The Post-Brexit evolution of trailer shipping services out of Ireland continues.
It would be difficult to have foreseen during the months leading up to Brexit Day the fallout in the Ro-Ro shipping marketplace. There was an assumption that the EU/UK Trade Agreement would enable business to continue much as usual for Irish exporters and importers, and that cargo volumes being shipped on the Ireland/Britain sea routes would remain constant. Volumes being shipped through Britain using the “Landbridge” to the continent would also run as usual.
This, of course, is not what happened. Irish Traders moved focus from Britain as a marketplace and a source of materials to Continental Europe and sought to ship whatever they could of this and existing continental traffic by direct shipping routes avoiding Britain. Trailer volumes out of Dublin and Rosslare to Britain dropped sharply though those on routes from Larne, Belfast and Warrenpoint multiplied as traders in Northern Ireland sought to make best use of the facilitation provided by the Northern Ireland protocol.
One recent indication of the drop-off in traffic on the Dublin to Holyhead and Liverpool Central corridor is the weekend withdrawal by each of P&O and Seatruck of a vessel from their Liverpool services, and Irish Ferries sailing the Ro-pax Epsilon to Cherbourg at the weekend, skipping four Dublin/Holyhead/Dublin rotations.
The well established CLdN Con-Ro (Container, Ro-Ro) operation out of Dublin to Zeebrugge and Rotterdam along with a weekly Dublin/Santander service has continued to grow both in numbers of services and in the vessel size. CLdN has also opened a twice weekly Cork/Zeebrugge service while Grimaldi Line has opened a twice weekly Cork/Antwerp service.
The most dramatic service changes have taken place at Rosslare Europort. Prior to Brexit Stena Line operated fourteen services each week to Fishguard and three to Cherbourg, Irish Ferries operated to Pembroke fourteen times weekly, and Brittany Ferries had just switched their twice weekly Spanish service from Cork to Rosslare.
On July 23rd. this year, Finnlines will open a twice weekly Rosslare/Zeebrugge service using Finnpulp, a Ro-Ro freight vessel with capacity for 225 trailers. Like the CLdN services out of Dublin the Finnlines will enable trailers to be carried onward on the Line’s other services from their Benelux hub to a range of Scandinavian and Iberian destinations.

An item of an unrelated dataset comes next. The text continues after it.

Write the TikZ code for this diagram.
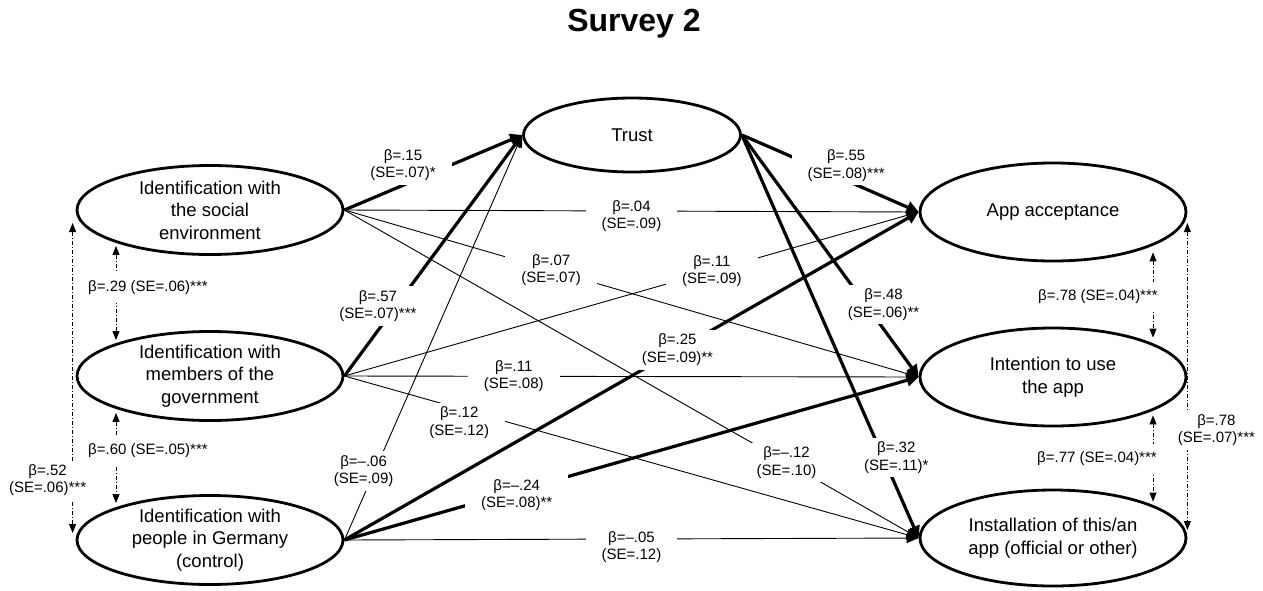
\documentclass[tikz,border=0pt]{standalone}
\usepackage{fontspec}
\setmainfont{Liberation Sans}
\usetikzlibrary{shapes.geometric,arrows.meta}

\begin{document}
\begin{tikzpicture}[x=1pt, y=-1pt,
  latent/.style={ellipse, draw, line width=2.8pt, minimum width=266pt, minimum height=89pt,
    inner sep=0pt, align=center, font=\fontsize{18.5}{22.5}\selectfont},
  sig/.style={line width=3.2pt, -{Triangle[length=12pt,width=12pt]}},
  ns/.style={line width=0.9pt, -{Triangle[length=12pt,width=10pt]}},
  coef/.style={fill=white, inner xsep=16pt, inner ysep=4pt, align=center, font=\fontsize{15}{17.5}\selectfont},
  covlbl/.style={coef, inner xsep=2pt},
  cov/.style={line width=0.9pt, dash pattern=on 4pt off 2pt on 1pt off 2pt,
    {Triangle[length=9pt,width=7pt]}-{Triangle[length=9pt,width=7pt]}}]
  \useasboundingbox (0,0) rectangle (1263,590);
  \node[font=\fontsize{32}{38}\selectfont\bfseries] (title) at (634,24) {Survey 2};
  % predictors
  \node[latent] (soc) at (210,210) {Identification with\\the social\\environment};
  \node[latent] (gov) at (210,376) {Identification with\\members of the\\government};
  \node[latent] (ger) at (210,540) {Identification with\\people in Germany\\(control)};
  % mediator
  \node[latent, minimum width=217pt, minimum height=74pt] (trust) at (632,135) {Trust};
  % outcomes
  \node[latent, minimum height=98pt] (acc) at (1053,212) {App acceptance};
  \node[latent, minimum height=98pt] (int) at (1053,377) {Intention to use\\the app};
  \node[latent, minimum height=96pt] (ins) at (1053,538) {Installation of this/an\\app (official or other)};
  % paths
  \path
    (soc.east) edge[ns] node[coef, pos=.50, yshift=-5pt] {β=.04\\(SE=.09)} (acc.west)
    (soc.east) edge[ns] node[coef, pos=.36] {β=.07\\(SE=.07)} (int.west)
    (soc.east) edge[ns] node[coef, pos=.77] {β=–.12\\(SE=.10)} (ins.west)
    (gov.east) edge[ns] node[coef, pos=.64] {β=.11\\(SE=.09)} (acc.west)
    (gov.east) edge[ns] node[coef, pos=.295] {β=.11\\(SE=.08)} (int.west)
    (gov.east) edge[ns] node[coef, pos=.20, yshift=-14pt] {β=.12\\(SE=.12)} (ins.west)
    (ger.east) edge[ns] node[coef, pos=.17, xshift=-11pt] {β=–.06\\(SE=.09)} (trust.west)
    (ger.east) edge[ns] node[coef, pos=.50, yshift=-8pt] {β=–.05\\(SE=.12)} (ins.west)
    (soc.east) edge[sig] node[coef, pos=.33, yshift=20pt] {β=.15\\(SE=.07)*} (trust.west)
    (gov.east) edge[sig] node[coef, pos=.29, xshift=-18pt] {β=.57\\(SE=.07)***} (trust.west)
    (ger.east) edge[sig] node[coef, pos=.58] {β=.25\\(SE=.09)**} (acc.west)
    (ger.east) edge[sig] node[coef, pos=.30, yshift=-4pt] {β=–.24\\(SE=.08)**} (int.west)
    (trust.east) edge[sig] node[coef, pos=.59, yshift=15pt] {β=.55\\(SE=.08)***} (acc.west)
    (trust.east) edge[sig] node[coef, pos=.70, xshift=18pt] {β=.48\\(SE=.06)**} (int.west)
    (trust.east) edge[sig] node[coef, pos=.80, xshift=13pt] {β=.32\\(SE=.11)*} (ins.west);
  % covariances
  \draw[cov] ([xshift=-94pt, yshift=10pt]soc.south) -- node[covlbl, inner ysep=8pt, xshift=32pt, yshift=5pt] {β=.29 (SE=.06)***} ([xshift=-94pt, yshift=-10pt]gov.north);
  \draw[cov] ([xshift=-94pt, yshift=9pt]gov.south) -- node[covlbl, inner ysep=8pt, xshift=32pt, yshift=7pt] {β=.60 (SE=.05)***} ([xshift=-94pt, yshift=-9pt]ger.north);
  \draw[cov] ([xshift=-3pt, yshift=-13pt]soc.west) -- node[covlbl, pos=.83, xshift=-25pt] {β=.52\\(SE=.06)***} ([xshift=-3pt, yshift=7pt]ger.west);
  \draw[cov] ([xshift=100pt, yshift=10pt]acc.south) -- node[covlbl, inner ysep=8pt, xshift=-55pt, yshift=-2pt] {β=.78 (SE=.04)***} ([xshift=100pt, yshift=-11pt]int.north);
  \draw[cov] ([xshift=100pt, yshift=12pt]int.south) -- node[covlbl, inner ysep=8pt, xshift=-56pt] {β=.77 (SE=.04)***} ([xshift=100pt, yshift=-13pt]ins.north);
  \draw[cov] ([yshift=-11pt]acc.east) -- node[covlbl, pos=.674, xshift=29pt] {β=.78\\(SE=.07)***} ([yshift=8pt]ins.east);
\end{tikzpicture}
\end{document}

The new Finnlines service will also compete with the six times weekly Rosslare/Dunkirk service which was introduced on “Brexit Day” and with the, now, six times weekly Rosslare/Cherbourg Stena Line service and the once weekly services opened by Brittany Ferries to Cherbourg and to Le Havre. The long-standing Neptune Line service which focusses on Trade Cars now sails weekly from Rosslare to Santander also taking some trailer cargo.
Looking ahead, Brittany Ferries have announced their deployment of a significant larger vessel on their Rosslare/Bilbao and Rosslare/Cherbourg routes which will not only add 40% additional freight capacity on those services but also greatly improved passenger capacity and facilities. French newspapers have also been carrying rumours that DFDS will shortly announce a vessel change that will enable them to open the Rosslare/Dunkirk service to passenger traffic.